══ DATASET CONTENT

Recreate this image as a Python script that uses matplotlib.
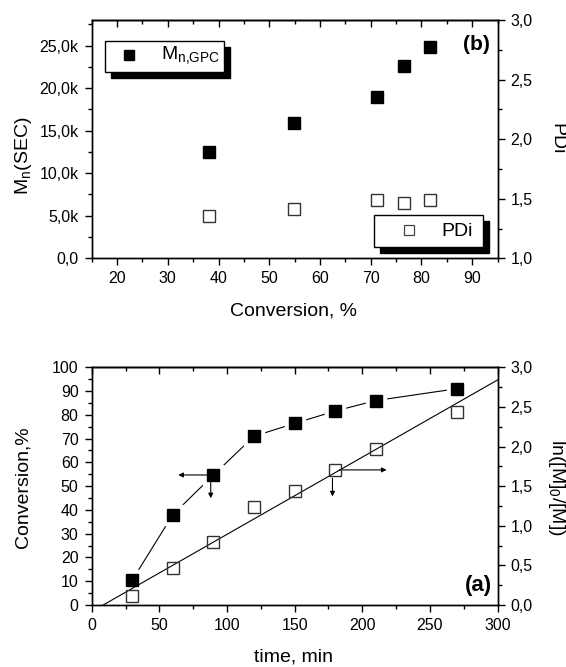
import matplotlib
matplotlib.use('Agg')
import matplotlib.pyplot as plt
from matplotlib.ticker import MultipleLocator, FuncFormatter
from matplotlib.patches import Rectangle
from matplotlib.lines import Line2D

plt.rcParams['font.family'] = ['Liberation Sans', 'DejaVu Sans']
plt.rcParams['mathtext.fontset'] = 'custom'
plt.rcParams['mathtext.rm'] = 'Liberation Sans'
plt.rcParams['mathtext.it'] = 'Liberation Sans:italic'
plt.rcParams['mathtext.default'] = 'regular'

# panel (b): Mn and PDi against conversion
conv_b = [38.2, 54.8, 71.2, 76.5, 81.7]
mn_sec = [12450, 15900, 18900, 22600, 24800]
pdi = [1.355, 1.41, 1.49, 1.465, 1.49]

# panel (a): kinetics
time_min = [30, 60, 90, 120, 150, 180, 210, 270]
conversion = [10.5, 38.0, 54.7, 71.0, 76.4, 81.6, 86.0, 91.0]
ln_m0_m = [0.11, 0.47, 0.79, 1.24, 1.44, 1.70, 1.97, 2.44]
fit_time = [8.5, 300]
fit_ln = [0.0, 2.84]

W, H = 566, 667
TICK_FS = 11.5
LABEL_FS = 14
MS = 8.9


def comma(fmt):
    return FuncFormatter(lambda v, p: fmt.format(v).replace('.', ','))


def kfmt(v, p):
    if abs(v) < 1e-9:
        return '0,0'
    return '{:.1f}k'.format(v / 1000).replace('.', ',')


def style(ax, side):
    ax.tick_params(which='both', direction='out', width=1, labelsize=TICK_FS, pad=4.5)
    ax.tick_params(which='major', length=5)
    ax.tick_params(which='minor', length=3)
    for s in ax.spines.values():
        s.set_linewidth(1.0)
    if side == 'left':
        ax.tick_params(which='both', right=False, top=False)


def top_ticks(ax, major, minor):
    sec = ax.secondary_xaxis('top')
    sec.xaxis.set_major_locator(MultipleLocator(major))
    sec.xaxis.set_minor_locator(MultipleLocator(minor))
    sec.tick_params(which='both', direction='in', labeltop=False, width=1)
    sec.tick_params(which='major', length=5)
    sec.tick_params(which='minor', length=3)
    sec.spines['top'].set_linewidth(1.0)


def fig_rect(x0, y0, x1, y1, **kw):
    return Rectangle((x0 / W, 1 - y1 / H), (x1 - x0) / W, (y1 - y0) / H,
                     transform=fig.transFigure, **kw)


def legend_box(x0, y0, x1, y1, off=6):
    fig.add_artist(fig_rect(x0 + off, y0 + off, x1 + off, y1 + off,
                            facecolor='black', edgecolor='black', zorder=2))
    fig.add_artist(fig_rect(x0, y0, x1, y1, facecolor='white',
                            edgecolor='black', lw=1.0, zorder=2.5))


fig = plt.figure(figsize=(W / 100, H / 100), dpi=100)

# ---------- panel (b) ----------
ax1 = fig.add_axes([91.7 / W, 1 - 258.3 / H, 405.8 / W, 238.3 / H])
ax1.plot(conv_b, mn_sec, ls='none', marker='s', ms=MS, mfc='black', mec='black')
ax1.set_xlim(15, 95)
ax1.set_ylim(0, 28000)
ax1.xaxis.set_major_locator(MultipleLocator(10))
ax1.xaxis.set_minor_locator(MultipleLocator(5))
ax1.yaxis.set_major_locator(MultipleLocator(5000))
ax1.yaxis.set_minor_locator(MultipleLocator(2500))
ax1.yaxis.set_major_formatter(FuncFormatter(kfmt))
style(ax1, 'left')
top_ticks(ax1, 10, 5)

ax1r = ax1.twinx()
ax1r.plot(conv_b, pdi, ls='none', marker='s', ms=MS - 0.6, mfc='none',
          mec='#333333', mew=1.0)
ax1r.set_ylim(1.0, 3.0)
ax1r.yaxis.set_major_locator(MultipleLocator(0.5))
ax1r.yaxis.set_minor_locator(MultipleLocator(0.25))
ax1r.yaxis.set_major_formatter(comma('{:.1f}'))
style(ax1r, 'right')

# ---------- panel (a) ----------
ax2 = fig.add_axes([91.7 / W, 1 - 605 / H, 405.8 / W, 237.7 / H])
ax2.plot(time_min, conversion, color='black', lw=0.8, zorder=2)
ax2.plot(time_min, conversion, ls='none', marker='s', ms=14.5, mfc='white',
         mec='white', zorder=3)
ax2.plot(time_min, conversion, ls='none', marker='s', ms=MS, mfc='black',
         mec='black', zorder=5)
ax2.set_xlim(0, 300)
ax2.set_ylim(0, 100)
ax2.xaxis.set_major_locator(MultipleLocator(50))
ax2.xaxis.set_minor_locator(MultipleLocator(25))
ax2.yaxis.set_major_locator(MultipleLocator(10))
ax2.yaxis.set_minor_locator(MultipleLocator(5))
style(ax2, 'left')
top_ticks(ax2, 50, 25)

arrow = dict(arrowstyle='-|>', color='black', lw=0.8, mutation_scale=7,
             shrinkA=0, shrinkB=0)
ax2.annotate('', xy=(64, 54.7), xytext=(85, 54.7), arrowprops=arrow, zorder=4)
ax2.annotate('', xy=(88, 44.9), xytext=(88, 51.5), arrowprops=arrow, zorder=4)

ax2r = ax2.twinx()
ax2r.plot(fit_time, fit_ln, color='black', lw=0.8, zorder=3)
ax2r.plot(time_min, ln_m0_m, ls='none', marker='s', ms=MS - 0.6, mfc='none',
          mec='#333333', mew=1.0, zorder=4)
ax2r.annotate('', xy=(218, 1.705), xytext=(183, 1.705), arrowprops=arrow)
ax2r.annotate('', xy=(178, 1.37), xytext=(178, 1.6), arrowprops=arrow)
ax2r.set_ylim(0, 3.0)
ax2r.yaxis.set_major_locator(MultipleLocator(0.5))
ax2r.yaxis.set_minor_locator(MultipleLocator(0.25))
ax2r.yaxis.set_major_formatter(comma('{:.1f}'))
style(ax2r, 'right')

# ---------- axis labels ----------
fig.text(24 / W, 1 - 156 / H, 'M$_n$(SEC)', rotation=90, ha='center', va='center',
         fontsize=LABEL_FS)
fig.text(557 / W, 1 - 139 / H, 'PDi', rotation=270, ha='center', va='center',
         fontsize=LABEL_FS)
fig.text(294 / W, 1 - 311 / H, 'Conversion, %', ha='center', va='center',
         fontsize=LABEL_FS)
fig.text(23 / W, 1 - 487 / H, 'Conversion,%', rotation=90, ha='center', va='center',
         fontsize=LABEL_FS)
fig.text(556 / W, 1 - 487 / H, 'ln([M]$_0$/[M])', rotation=270, ha='center',
         va='center', fontsize=LABEL_FS)
fig.text(294 / W, 1 - 657 / H, 'time, min', ha='center', va='center',
         fontsize=LABEL_FS)

fig.text(476 / W, 1 - 45 / H, '(b)', ha='center', va='center', fontsize=15,
         fontweight='bold')
fig.text(478 / W, 1 - 586 / H, '(a)', ha='center', va='center', fontsize=16,
         fontweight='bold')

# ---------- legend boxes with shadow ----------
legend_box(105, 40.7, 224, 71.7)
fig.add_artist(Line2D([129.3 / W], [1 - 55 / H], marker='s', ms=7, mfc='black',
                      mec='black', transform=fig.transFigure, zorder=3))
fig.text(161 / W, 1 - 55 / H, 'M$_{n{,}GPC}$', ha='left', va='center', fontsize=14,
         zorder=3)

legend_box(374, 215, 482.7, 246.7)
fig.add_artist(Line2D([409 / W], [1 - 230 / H], marker='s', ms=6.5, mfc='none',
                      mec='#444444', mew=0.9, transform=fig.transFigure, zorder=3))
fig.text(441 / W, 1 - 231 / H, 'PDi', ha='left', va='center', fontsize=14,
         zorder=3)

fig.savefig('out.png', dpi=100)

════

**TASK DESCRIPTION:**
Using the data above, print every line exactly, omitting pictures.

**SOLUTION:**
Recreate this image as a Python script that uses matplotlib.
import matplotlib
matplotlib.use('Agg')
import matplotlib.pyplot as plt
from matplotlib.ticker import MultipleLocator, FuncFormatter
from matplotlib.patches import Rectangle
from matplotlib.lines import Line2D

plt.rcParams['font.family'] = ['Liberation Sans', 'DejaVu Sans']
plt.rcParams['mathtext.fontset'] = 'custom'
plt.rcParams['mathtext.rm'] = 'Liberation Sans'
plt.rcParams['mathtext.it'] = 'Liberation Sans:italic'
plt.rcParams['mathtext.default'] = 'regular'

# panel (b): Mn and PDi against conversion
conv_b = [38.2, 54.8, 71.2, 76.5, 81.7]
mn_sec = [12450, 15900, 18900, 22600, 24800]
pdi = [1.355, 1.41, 1.49, 1.465, 1.49]

# panel (a): kinetics
time_min = [30, 60, 90, 120, 150, 180, 210, 270]
conversion = [10.5, 38.0, 54.7, 71.0, 76.4, 81.6, 86.0, 91.0]
ln_m0_m = [0.11, 0.47, 0.79, 1.24, 1.44, 1.70, 1.97, 2.44]
fit_time = [8.5, 300]
fit_ln = [0.0, 2.84]

W, H = 566, 667
TICK_FS = 11.5
LABEL_FS = 14
MS = 8.9


def comma(fmt):
    return FuncFormatter(lambda v, p: fmt.format(v).replace('.', ','))


def kfmt(v, p):
    if abs(v) < 1e-9:
        return '0,0'
    return '{:.1f}k'.format(v / 1000).replace('.', ',')


def style(ax, side):
    ax.tick_params(which='both', direction='out', width=1, labelsize=TICK_FS, pad=4.5)
    ax.tick_params(which='major', length=5)
    ax.tick_params(which='minor', length=3)
    for s in ax.spines.values():
        s.set_linewidth(1.0)
    if side == 'left':
        ax.tick_params(which='both', right=False, top=False)


def top_ticks(ax, major, minor):
    sec = ax.secondary_xaxis('top')
    sec.xaxis.set_major_locator(MultipleLocator(major))
    sec.xaxis.set_minor_locator(MultipleLocator(minor))
    sec.tick_params(which='both', direction='in', labeltop=False, width=1)
    sec.tick_params(which='major', length=5)
    sec.tick_params(which='minor', length=3)
    sec.spines['top'].set_linewidth(1.0)


def fig_rect(x0, y0, x1, y1, **kw):
    return Rectangle((x0 / W, 1 - y1 / H), (x1 - x0) / W, (y1 - y0) / H,
                     transform=fig.transFigure, **kw)


def legend_box(x0, y0, x1, y1, off=6):
    fig.add_artist(fig_rect(x0 + off, y0 + off, x1 + off, y1 + off,
                            facecolor='black', edgecolor='black', zorder=2))
    fig.add_artist(fig_rect(x0, y0, x1, y1, facecolor='white',
                            edgecolor='black', lw=1.0, zorder=2.5))


fig = plt.figure(figsize=(W / 100, H / 100), dpi=100)

# ---------- panel (b) ----------
ax1 = fig.add_axes([91.7 / W, 1 - 258.3 / H, 405.8 / W, 238.3 / H])
ax1.plot(conv_b, mn_sec, ls='none', marker='s', ms=MS, mfc='black', mec='black')
ax1.set_xlim(15, 95)
ax1.set_ylim(0, 28000)
ax1.xaxis.set_major_locator(MultipleLocator(10))
ax1.xaxis.set_minor_locator(MultipleLocator(5))
ax1.yaxis.set_major_locator(MultipleLocator(5000))
ax1.yaxis.set_minor_locator(MultipleLocator(2500))
ax1.yaxis.set_major_formatter(FuncFormatter(kfmt))
style(ax1, 'left')
top_ticks(ax1, 10, 5)

ax1r = ax1.twinx()
ax1r.plot(conv_b, pdi, ls='none', marker='s', ms=MS - 0.6, mfc='none',
          mec='#333333', mew=1.0)
ax1r.set_ylim(1.0, 3.0)
ax1r.yaxis.set_major_locator(MultipleLocator(0.5))
ax1r.yaxis.set_minor_locator(MultipleLocator(0.25))
ax1r.yaxis.set_major_formatter(comma('{:.1f}'))
style(ax1r, 'right')

# ---------- panel (a) ----------
ax2 = fig.add_axes([91.7 / W, 1 - 605 / H, 405.8 / W, 237.7 / H])
ax2.plot(time_min, conversion, color='black', lw=0.8, zorder=2)
ax2.plot(time_min, conversion, ls='none', marker='s', ms=14.5, mfc='white',
         mec='white', zorder=3)
ax2.plot(time_min, conversion, ls='none', marker='s', ms=MS, mfc='black',
         mec='black', zorder=5)
ax2.set_xlim(0, 300)
ax2.set_ylim(0, 100)
ax2.xaxis.set_major_locator(MultipleLocator(50))
ax2.xaxis.set_minor_locator(MultipleLocator(25))
ax2.yaxis.set_major_locator(MultipleLocator(10))
ax2.yaxis.set_minor_locator(MultipleLocator(5))
style(ax2, 'left')
top_ticks(ax2, 50, 25)

arrow = dict(arrowstyle='-|>', color='black', lw=0.8, mutation_scale=7,
             shrinkA=0, shrinkB=0)
ax2.annotate('', xy=(64, 54.7), xytext=(85, 54.7), arrowprops=arrow, zorder=4)
ax2.annotate('', xy=(88, 44.9), xytext=(88, 51.5), arrowprops=arrow, zorder=4)

ax2r = ax2.twinx()
ax2r.plot(fit_time, fit_ln, color='black', lw=0.8, zorder=3)
ax2r.plot(time_min, ln_m0_m, ls='none', marker='s', ms=MS - 0.6, mfc='none',
          mec='#333333', mew=1.0, zorder=4)
ax2r.annotate('', xy=(218, 1.705), xytext=(183, 1.705), arrowprops=arrow)
ax2r.annotate('', xy=(178, 1.37), xytext=(178, 1.6), arrowprops=arrow)
ax2r.set_ylim(0, 3.0)
ax2r.yaxis.set_major_locator(MultipleLocator(0.5))
ax2r.yaxis.set_minor_locator(MultipleLocator(0.25))
ax2r.yaxis.set_major_formatter(comma('{:.1f}'))
style(ax2r, 'right')

# ---------- axis labels ----------
fig.text(24 / W, 1 - 156 / H, 'M$_n$(SEC)', rotation=90, ha='center', va='center',
         fontsize=LABEL_FS)
fig.text(557 / W, 1 - 139 / H, 'PDi', rotation=270, ha='center', va='center',
         fontsize=LABEL_FS)
fig.text(294 / W, 1 - 311 / H, 'Conversion, %', ha='center', va='center',
         fontsize=LABEL_FS)
fig.text(23 / W, 1 - 487 / H, 'Conversion,%', rotation=90, ha='center', va='center',
         fontsize=LABEL_FS)
fig.text(556 / W, 1 - 487 / H, 'ln([M]$_0$/[M])', rotation=270, ha='center',
         va='center', fontsize=LABEL_FS)
fig.text(294 / W, 1 - 657 / H, 'time, min', ha='center', va='center',
         fontsize=LABEL_FS)

fig.text(476 / W, 1 - 45 / H, '(b)', ha='center', va='center', fontsize=15,
         fontweight='bold')
fig.text(478 / W, 1 - 586 / H, '(a)', ha='center', va='center', fontsize=16,
         fontweight='bold')

# ---------- legend boxes with shadow ----------
legend_box(105, 40.7, 224, 71.7)
fig.add_artist(Line2D([129.3 / W], [1 - 55 / H], marker='s', ms=7, mfc='black',
                      mec='black', transform=fig.transFigure, zorder=3))
fig.text(161 / W, 1 - 55 / H, 'M$_{n{,}GPC}$', ha='left', va='center', fontsize=14,
         zorder=3)

legend_box(374, 215, 482.7, 246.7)
fig.add_artist(Line2D([409 / W], [1 - 230 / H], marker='s', ms=6.5, mfc='none',
                      mec='#444444', mew=0.9, transform=fig.transFigure, zorder=3))
fig.text(441 / W, 1 - 231 / H, 'PDi', ha='left', va='center', fontsize=14,
         zorder=3)

fig.savefig('out.png', dpi=100)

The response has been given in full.